DATA EXCERPT:
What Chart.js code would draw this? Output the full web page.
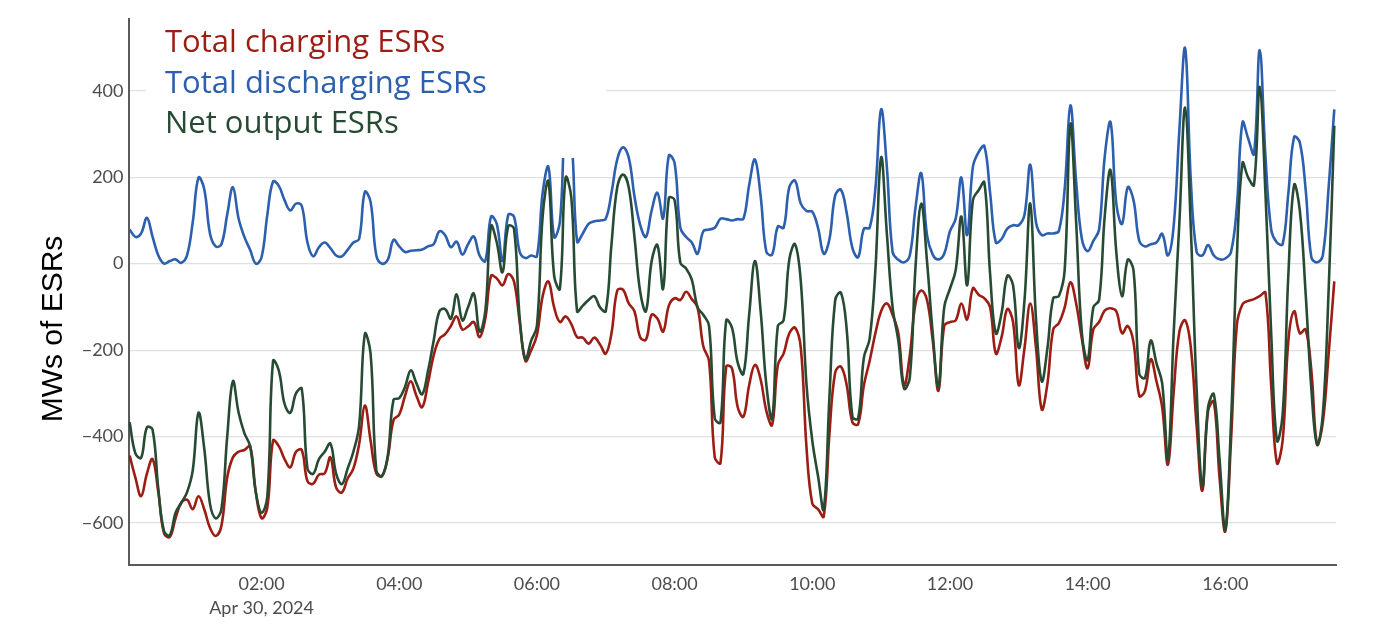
<!DOCTYPE html>
<html>
<head>
<meta charset="utf-8">
<script src="https://cdn.jsdelivr.net/npm/chart.js@4.4.0/dist/chart.umd.min.js"></script>
<style>
  html, body { margin: 0; padding: 0; background: #fff; }
  #wrap { width: 1376px; height: 634px; position: relative; }
</style>
</head>
<body>
<div id="wrap"><canvas id="esr_chart"></canvas></div>
<script>
// 5-minute readings on Apr 30, 2024, from 00:05 to 17:35 (minutes after midnight)
var startMinute = 5;
var stepMinutes = 5;

// Total discharging ESRs (MW)
var dischargingValues = [
    79, 62, 70, 106, 62, 19, 0, 6, 10, 2, 19, 96, 199, 173, 70, 40, 45, 113, 177, 104, 62, 32, 0, 15, 113, 190, 180, 147, 123, 139,
    134, 49, 17, 38, 49, 36, 19, 17, 32, 49, 57, 166, 143, 19, 0, 9, 55, 40, 27, 30, 31, 33, 40, 45, 75, 66, 38, 51, 21, 45,
    63, 19, 6, 109, 92, 6, 113, 109, 27, 13, 19, 17, 164, 224, 62, 96, 325, 290, 51, 70, 92, 98, 100, 104, 164, 241, 269, 246, 156, 90,
    62, 123, 164, 105, 250, 233, 83, 62, 49, 23, 75, 79, 83, 104, 103, 100, 103, 104, 182, 241, 156, 27, 21, 86, 83, 177, 192, 139, 122,
    120, 83, 23, 57, 158, 171, 117, 36, 15, 81, 83, 173, 357, 224, 27, 9, 3, 19, 130, 209, 66, 21, 10, 23, 75, 104, 199, 66, 224, 258,
    272, 164, 49, 57, 81, 89, 89, 113, 229, 96, 66, 70, 70, 76, 173, 366, 190, 57, 29, 53, 79, 250, 327, 139, 92, 177, 147, 53, 40, 45,
    49, 69, 19, 87, 310, 498, 190, 27, 19, 43, 19, 10, 12, 27, 130, 327, 289, 254, 494, 250, 79, 49, 45, 164, 293, 280, 173, 15, 3, 19, 173, 357
];

// Total charging ESRs (MW)
var chargingValues = [
    -444, -495, -538, -486, -452, -529, -624, -632, -589, -553, -546, -568, -538, -568, -611, -630, -606, -495, -448, -435, -431, -422, -529, -589, -564, -409, -422, -452, -471, -435,
    -431, -503, -509, -488, -485, -448, -518, -529, -497, -474, -418, -328, -409, -485, -491, -448, -362, -349, -306, -272, -306, -332, -277, -212, -174, -163, -144, -122, -152, -145,
    -135, -170, -127, -28, -34, -50, -24, -41, -135, -225, -200, -165, -75, -41, -101, -135, -122, -140, -170, -171, -185, -171, -187, -208, -161, -62, -60, -92, -110, -170,
    -176, -118, -127, -157, -97, -80, -84, -65, -82, -101, -191, -225, -448, -461, -238, -242, -332, -354, -281, -234, -268, -341, -373, -234, -208, -161, -148, -195, -426,
    -555, -568, -585, -392, -251, -238, -281, -367, -371, -281, -225, -161, -110, -92, -118, -161, -281, -212, -92, -62, -84, -178, -294, -144, -135, -131, -92, -129, -57, -72,
    -80, -101, -208, -170, -105, -135, -281, -195, -92, -195, -337, -277, -152, -137, -101, -43, -92, -174, -242, -152, -135, -108, -103, -110, -161, -144, -182, -306, -294, -221,
    -272, -332, -465, -298, -157, -131, -195, -375, -525, -341, -319, -495, -619, -409, -144, -94, -86, -82, -75, -67, -281, -461, -409, -178, -110, -161, -152, -247, -418, -367, -212, -41
];

// Net output ESRs (MW)
var netValues = [
    -367, -439, -449, -379, -384, -521, -619, -628, -576, -553, -529, -478, -345, -427, -555, -589, -568, -401, -272, -345, -392, -422, -529, -576, -538, -225, -247, -324, -345, -300,
    -289, -474, -486, -452, -435, -416, -486, -510, -474, -435, -375, -163, -208, -478, -491, -444, -315, -311, -285, -247, -277, -302, -249, -178, -110, -105, -127, -71, -131, -100,
    -69, -157, -110, 87, 49, -20, 87, 81, -127, -221, -178, -144, 110, 190, -28, -58, 199, 152, -110, -97, -84, -75, -101, -110, 45, 177, 206, 177, 62, -65,
    -110, 6, 43, -58, 152, 147, 2, -11, -37, -101, -118, -144, -358, -367, -131, -148, -229, -255, -118, 6, -110, -281, -358, -144, -131, 10, 45, -41, -281,
    -409, -491, -568, -306, -84, -67, -152, -354, -358, -217, -174, -15, 246, 70, -101, -178, -289, -264, -7, 139, 6, -161, -285, -101, -58, -15, 109, -50, 147, 170,
    188, -24, -161, -114, -28, -50, -195, -84, 139, -127, -272, -195, -80, -75, -15, 323, 96, -161, -223, -101, -84, 113, 216, 27, -75, 9, -15, -255, -264, -178,
    -230, -277, -452, -161, 96, 361, 79, -289, -516, -332, -302, -452, -615, -367, 10, 233, 199, 182, 409, 164, -161, -409, -349, -24, 182, 122, -67, -289, -418, -349, -67, 319
];

var seriesNames = ["Total charging ESRs", "Total discharging ESRs", "Net output ESRs"];
var seriesColors = ["#9b1d14", "#2c5fae", "#274b32"];

var yTicks = [-600, -400, -200, 0, 200, 400];
var xTicks = [120, 240, 360, 480, 600, 720, 840, 960];
var dateLabel = "Apr 30, 2024";

var minutes = [];
for (var i = 0; i < netValues.length; i++) {
    minutes.push(startMinute + i * stepMinutes);
}

function toPoints(values) {
    return values.map(function(v, i) { return { x: minutes[i], y: v }; });
}

function clockLabel(m) {
    var h = Math.floor(m / 60), mm = m % 60;
    return (h < 10 ? "0" : "") + h + ":" + (mm < 10 ? "0" : "") + mm;
}

// legend box drawn over the plot, and the rotated axis title
var overlayPlugin = {
    id: 'overlay',
    afterDraw: function(chart) {
        var ctx = chart.ctx;
        ctx.save();
        ctx.fillStyle = "#ffffff";
        ctx.fillRect(146, 19, 460, 139);
        ctx.font = "31px 'Open Sans'";
        ctx.textAlign = "left";
        ctx.textBaseline = "alphabetic";
        var baselines = [52, 93, 133];
        for (var k = 0; k < seriesNames.length; k++) {
            ctx.fillStyle = seriesColors[k];
            ctx.fillText(seriesNames[k], 165, baselines[k]);
        }
        ctx.translate(62, 329);
        ctx.rotate(-Math.PI / 2);
        ctx.fillStyle = "#000";
        ctx.font = "30px 'Liberation Sans', Arial, sans-serif";
        ctx.textAlign = "center";
        ctx.fillText("MWs of ESRs", 0, 0);
        ctx.restore();
    }
};

Chart.defaults.font.family = "Lato";

var elChart = document.getElementById('esr_chart');
var objChart = new Chart(elChart, {
    type: 'line',
    data: {
        datasets: [
            { label: seriesNames[0], data: toPoints(chargingValues), borderColor: seriesColors[0], order: 3 },
            { label: seriesNames[1], data: toPoints(dischargingValues), borderColor: seriesColors[1], order: 2 },
            { label: seriesNames[2], data: toPoints(netValues), borderColor: seriesColors[2], order: 1 }
        ]
    },
    options: {
        responsive: true,
        maintainAspectRatio: false,
        animation: false,
        parsing: false,
        layout: { padding: { left: 0, right: 40, top: 19, bottom: 0 } },
        elements: {
            line: { borderWidth: 2.6, tension: 0.4, fill: false },
            point: { radius: 0 }
        },
        plugins: {
            legend: { display: false },
            tooltip: { enabled: false }
        },
        scales: {
            x: {
                type: 'linear',
                min: 4,
                max: 1056.5,
                afterBuildTicks: function(scale) {
                    scale.ticks = xTicks.map(function(v) { return { value: v }; });
                },
                afterFit: function(scale) { scale.height = 69; },
                grid: { display: false, drawTicks: false },
                border: { display: true, color: "#5a5a5a", width: 2 },
                ticks: {
                    color: "#4d4d4d",
                    font: { size: 18, lineHeight: 1.33 },
                    padding: 7,
                    maxRotation: 0,
                    autoSkip: false,
                    callback: function(value) {
                        if (value === 120) return [clockLabel(value), dateLabel];
                        return clockLabel(value);
                    }
                }
            },
            y: {
                min: -697,
                max: 566,
                afterBuildTicks: function(scale) {
                    scale.ticks = yTicks.map(function(v) { return { value: v }; });
                },
                afterFit: function(scale) { scale.width = 128.5; },
                grid: { color: "#e0e0e0", lineWidth: 1.2, drawTicks: false },
                border: { display: true, color: "#5a5a5a", width: 2 },
                ticks: {
                    color: "#4d4d4d",
                    font: { size: 18 },
                    padding: 5,
                    callback: function(value) {
                        return value < 0 ? "\u2212" + Math.abs(value) : String(value);
                    }
                }
            }
        }
    },
    plugins: [overlayPlugin]
});
</script>
</body>
</html>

TO DO:
Repeat only the lines between the start of the data and the line with "var stepMinutes = 5;", including those two lines, and skip the pictures.

SOLUTION TO THIS PROBLEM:
What Chart.js code would draw this? Output the full web page.
<!DOCTYPE html>
<html>
<head>
<meta charset="utf-8">
<script src="https://cdn.jsdelivr.net/npm/chart.js@4.4.0/dist/chart.umd.min.js"></script>
<style>
  html, body { margin: 0; padding: 0; background: #fff; }
  #wrap { width: 1376px; height: 634px; position: relative; }
</style>
</head>
<body>
<div id="wrap"><canvas id="esr_chart"></canvas></div>
<script>
// 5-minute readings on Apr 30, 2024, from 00:05 to 17:35 (minutes after midnight)
var startMinute = 5;
var stepMinutes = 5;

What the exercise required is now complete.